O’Connell was awarded the $2.7 million contract to upgrade the north campus substation. This work involved installation of two new 10MVA transformers, construction of a new 35/15KV switchgear building, and new duct bank system. Modifications and upgrades were made to the existing unit substations. Several medium voltage cables and breakers that had failed over recent years were also replaced. In total, 5000 linear feet of new power and control duct banks were installed that included over 15,000 feet of conduit, 35,000 feet of 15KV cable, and 5000 feet of multi-conductor control cables. Project challenges were compounded by the steep wooded parcel where substation construction took place as well as the high student, faculty, and vehicle traffic volume that accompanied the duct bank construction. All surfaces were restored within a twelve week time frame.
O’Connell also completed a $9 million contract for major electrical construction of the 6 story, 235,000 square foot Syracuse University Life Sciences Building, the largest project undertaken in the university’s history.
Developer Noble Environmental Power, sells the electric power generated at the Wethersfield Wind Farm into the New York power market as well as renewable energy credits to green energy marketers. The wind park has 84 General Electric 1.5MW wind turbines capable of producing 126MW of power. The wind farm’s substation steps-up the 34,500 voltage to 230KV for transmission while the switchyard connects the wind farm’s power to New York State Gas & Electric’s 230KV utility grid via a ring bus configuration.
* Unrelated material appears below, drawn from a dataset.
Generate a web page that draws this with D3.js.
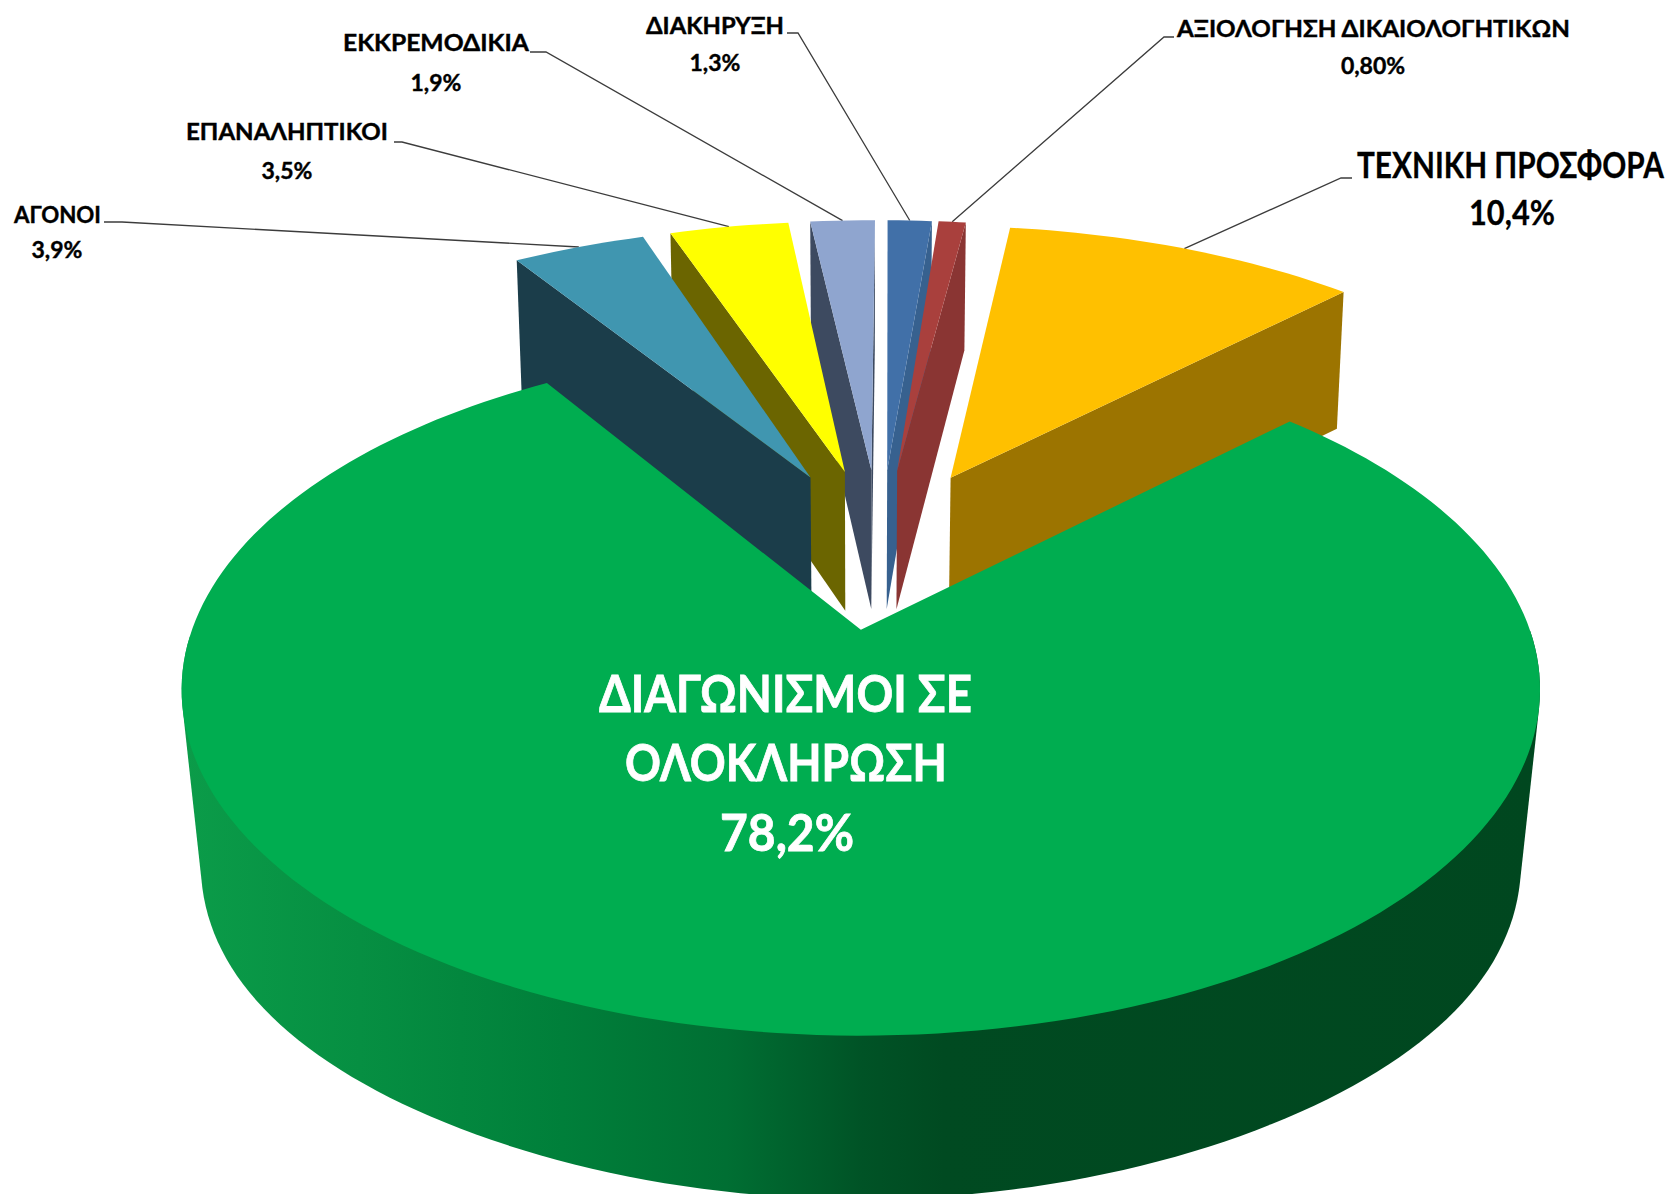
<!DOCTYPE html>
<html>
<head>
<meta charset="utf-8">
<title>Διαγωνισμοί</title>
<script src="https://cdn.jsdelivr.net/npm/d3@7"></script>
<style>
  html, body { margin: 0; padding: 0; background: #fff; }
  svg { display: block; }
  text { font-family: "Lato", "Noto Sans", sans-serif; font-weight: 700; }
</style>
</head>
<body>
<div id="chart"></div>
<script>
// Data, clockwise from the big slice
const categories = ["ΔΙΑΓΩΝΙΣΜΟΙ ΣΕ ΟΛΟΚΛΗΡΩΣΗ", "ΑΓΟΝΟΙ", "ΕΠΑΝΑΛΗΠΤΙΚΟΙ", "ΕΚΚΡΕΜΟΔΙΚΙΑ", "ΔΙΑΚΗΡΥΞΗ", "ΑΞΙΟΛΟΓΗΣΗ ΔΙΚΑΙΟΛΟΓΗΤΙΚΩΝ", "ΤΕΧΝΙΚΗ ΠΡΟΣΦΟΡΑ"];
const values = [78.2, 3.9, 3.5, 1.9, 1.3, 0.8, 10.4];
const valueLabels = ["78,2%", "3,9%", "3,5%", "1,9%", "1,3%", "0,80%", "10,4%"];
const topColors = ["#00ad50", "#4096b0", "#ffff00", "#8fa5cf", "#4170a8", "#a9403d", "#ffc000"];
const sideColors = ["#00ad50", "#1b3d4a", "#6b6500", "#3d4a60", "#37618f", "#8a3533", "#9c7400"];

// Perspective model of the tilted pie
const width = 1672, height = 1194;
const focusX = 863, focusY = 630;
const radius = 669, tiltY = 335.6, persp = 0.1734;
const center = { x: 0.027, y: -0.259 };
const explode = 0.26;
const dropBase = 118, dropGrow = 0.044, dropSides = 24;
// small per-slice turn (degrees) so the wedges sit where the original has them
const angleNudge = [0.9, 0.9, 0.6, 0.5, 0.4, 0.2, 0];

// walls lean inward more toward the front of the pie
const converge = d3.scaleLinear().domain([300, 690]).range([0.014, 0.028]).clamp(true);

const svg = d3.select("#chart").append("svg")
    .attr("width", width)
    .attr("height", height);

// Side of the big slice gets lighter toward the left
const gradient = svg.append("defs").append("linearGradient")
    .attr("id", "greenWall")
    .attr("gradientUnits", "userSpaceOnUse")
    .attr("x1", 183).attr("x2", 1541).attr("y1", 0).attr("y2", 0);
[[0, "#0b9c49"], [0.13, "#068f42"], [0.28, "#007f3a"], [0.4, "#006f33"], [0.5, "#005326"], [0.56, "#004a21"], [1, "#00471f"]]
    .forEach(s => gradient.append("stop").attr("offset", s[0]).attr("stop-color", s[1]));

// plane coordinates (unit circle) -> screen; z=0 top face, z=1 bottom face
function project(x, y, z) {
    const s = 1 / (1 - persp * y);
    const px = x * radius * s;
    const py = focusY + tiltY * y * s;
    const side = Math.pow(px / 679, 4);
    return [focusX + px * (1 - converge(py) * z), py + z * (dropBase + dropGrow * py + dropSides * side)];
}

const pie = d3.pie().sort(null).value(d => d)
    .startAngle(Math.PI / 4)
    .endAngle(Math.PI / 4 + 2 * Math.PI);
const line = d3.line();

const slices = pie(values).map((d, i) => {
    const turn = angleNudge[i] * Math.PI / 180;
    const start = d.startAngle + turn, end = d.endAngle + turn;
    const mid = (start + end) / 2;
    const ax = center.x + explode * Math.sin(mid);
    const ay = center.y - explode * Math.cos(mid);
    const r = i === 0 ? 1 : 1.03;
    const n = Math.max(4, Math.ceil((end - start) * 40));
    const angles = d3.range(n + 1).map(k => start + (end - start) * k / n);
    const rim = a => [ax + r * Math.sin(a), ay - r * Math.cos(a)];
    return { i, mid, ax, ay, angles, rim, a0: start, a1: end };
});

// Leader lines and labels
const leaderStarts = [null, [[104, 222], [122, 222]], [[394, 142], [402, 142]], [[530, 52], [546, 52]], [[787, 33], [798, 33]], [[1174, 37], [1164, 37]], [[1352, 178], [1341, 178]]];
const nameBoxes = [null, [14, 101, 223], [186, 388, 140], [343, 529, 51], [646, 784, 34], [1177, 1570, 37], [1357, 1664, 178]];
const valueBoxes = [null, [57, 258], [287, 179], [436, 91], [715, 71], [1373, 74], [1511, 225]];

const leaders = svg.append("g");
slices.slice(1).forEach(s => {
    const end = project(...s.rim(s.mid), 0);
    leaders.append("path")
        .attr("d", line([...leaderStarts[s.i], end]))
        .attr("fill", "none")
        .attr("stroke", "#3c3c3c")
        .attr("stroke-width", 1.3);
});

// Painter's order: slices nearest the 12 o'clock line first, big slice last
const order = slices.slice().sort((a, b) =>
    Math.abs(Math.atan2(Math.sin(a.mid), Math.cos(a.mid))) - Math.abs(Math.atan2(Math.sin(b.mid), Math.cos(b.mid))));

const pieG = svg.append("g");
order.forEach(s => {
    const g = pieG.append("g");
    const apexTop = project(s.ax, s.ay, 0), apexBot = project(s.ax, s.ay, 1);

    // outer wall of the big slice: hull of its front rim, top and bottom
    if (s.i === 0) {
        const front = s.angles.filter(a => Math.cos(a) < 0);
        const hull = d3.polygonHull([
            ...front.map(a => project(...s.rim(a), 0)),
            ...front.map(a => project(...s.rim(a), 1))
        ]);
        g.append("path")
            .attr("d", line(hull) + "Z")
            .attr("fill", "url(#greenWall)");
    }

    // radial walls, only the ones turned toward the viewer
    [s.a0, s.a1].forEach((a, k) => {
        const outerTop = project(...s.rim(a), 0), outerBot = project(...s.rim(a), 1);
        const visible = k === 0 ? outerTop[0] < apexTop[0] : outerTop[0] > apexTop[0];
        if (!visible || s.i === 0) return;
        g.append("path")
            .attr("d", line([apexTop, outerTop, outerBot, apexBot]) + "Z")
            .attr("fill", sideColors[s.i]);
    });

    // top face
    g.append("path")
        .attr("d", line([apexTop, ...s.angles.map(a => project(...s.rim(a), 0))]) + "Z")
        .attr("fill", topColors[s.i]);
});

// Squeeze a text to the given width, Calibri is narrower than what we have here
function fitText(sel, x0, x1, y) {
    const w = sel.node().getComputedTextLength();
    sel.attr("transform", `translate(${x0},${y}) scale(${(x1 - x0) / w},1)`);
}

const labels = svg.append("g");
slices.slice(1).forEach(s => {
    const big = s.i === 6;
    const nb = nameBoxes[s.i], vb = valueBoxes[s.i];
    const name = labels.append("text")
        .attr("font-size", big ? 37 : 23)
        .attr("stroke", "#000")
        .attr("stroke-width", big ? 0.3 : 0.4)
        .text(categories[s.i]);
    fitText(name, nb[0], nb[1], nb[2]);
    const val = labels.append("text")
        .attr("font-size", big ? 35 : 23)
        .attr("stroke", "#000")
        .attr("stroke-width", big ? 0.3 : 0.4)
        .text(valueLabels[s.i]);
    if (big) fitText(val, 1469, 1555, vb[1]);
    else val.attr("x", vb[0]).attr("y", vb[1]).attr("text-anchor", "middle");
});

// Text inside the big slice, split on two lines as in the original
const inner = [["ΔΙΑΓΩΝΙΣΜΟΙ ΣΕ", 599, 972, 712], ["ΟΛΟΚΛΗΡΩΣΗ", 625, 947, 781], [valueLabels[0], 720, 854, 851]];
inner.forEach(t => {
    const txt = labels.append("text")
        .attr("fill", "#fff")
        .attr("stroke", "#fff")
        .attr("stroke-width", 0.8)
        .attr("font-size", 52)
        .text(t[0]);
    fitText(txt, t[1], t[2], t[3]);
});
</script>
</body>
</html>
On the Wethersfield project O’Connell contracted with Noble for $6.5 million of electrical construction and testing work. We demonstrated our strength in several areas key to successful wind park operation: power grid Point of Interconnect (POI), switchyard construction, overhead transmission line construction, and total system testing and commissioning.
Construction services included a 230KV POI ring bus switchyard and the six miles of overhead 230KV transmission line. O’Connell’s Technical Services Division conducted end-to-end testing from the collection substation to the switchyard along with functional testing and commissioning of the switchyard.
The project was completed on schedule.
South of Buffalo, New York, on an abandoned Bethlehem Steel plant site, eight 2.5MW Clipper wind turbines are producing power for the New York State Independent System Operator grid. Called “Steel Winds”, it was a $40 million clean energy project developed and owned jointly by BQ Energy and UPC Wind. The wind turbines (the largest manufactured in the U.S.) can produce 57,000 MW-Hours of electricity a year with the power sold both to individual companies and utilities. Steel Winds is said to be the largest U.S. wind farm developed in an urban setting and the first sited on the shores of Lake Erie.
What started as a small condition assessment job on a retired substation by O’Connell’s Technical Services Group led to our getting the complete electrical construction package at Steel Winds, subcontracted from the Tennessee Valley Infrastructure Group. We repaired and modified the existing substation to accept power generated by the wind turbines, installed the underground collection systems and overhead transmission lines, tower wiring and grounding, and ran fiber optics for all data communications. We wrapped up the project where it all began—at the substation—by providing final systems acceptance testing and commissioning. Today, we provide preventative maintenance services to the new site owners.
O'Connell provides comprehensive end-to-end substation, switchyard, and regulating station systems preventative maintenance, inspection, and emergency response services.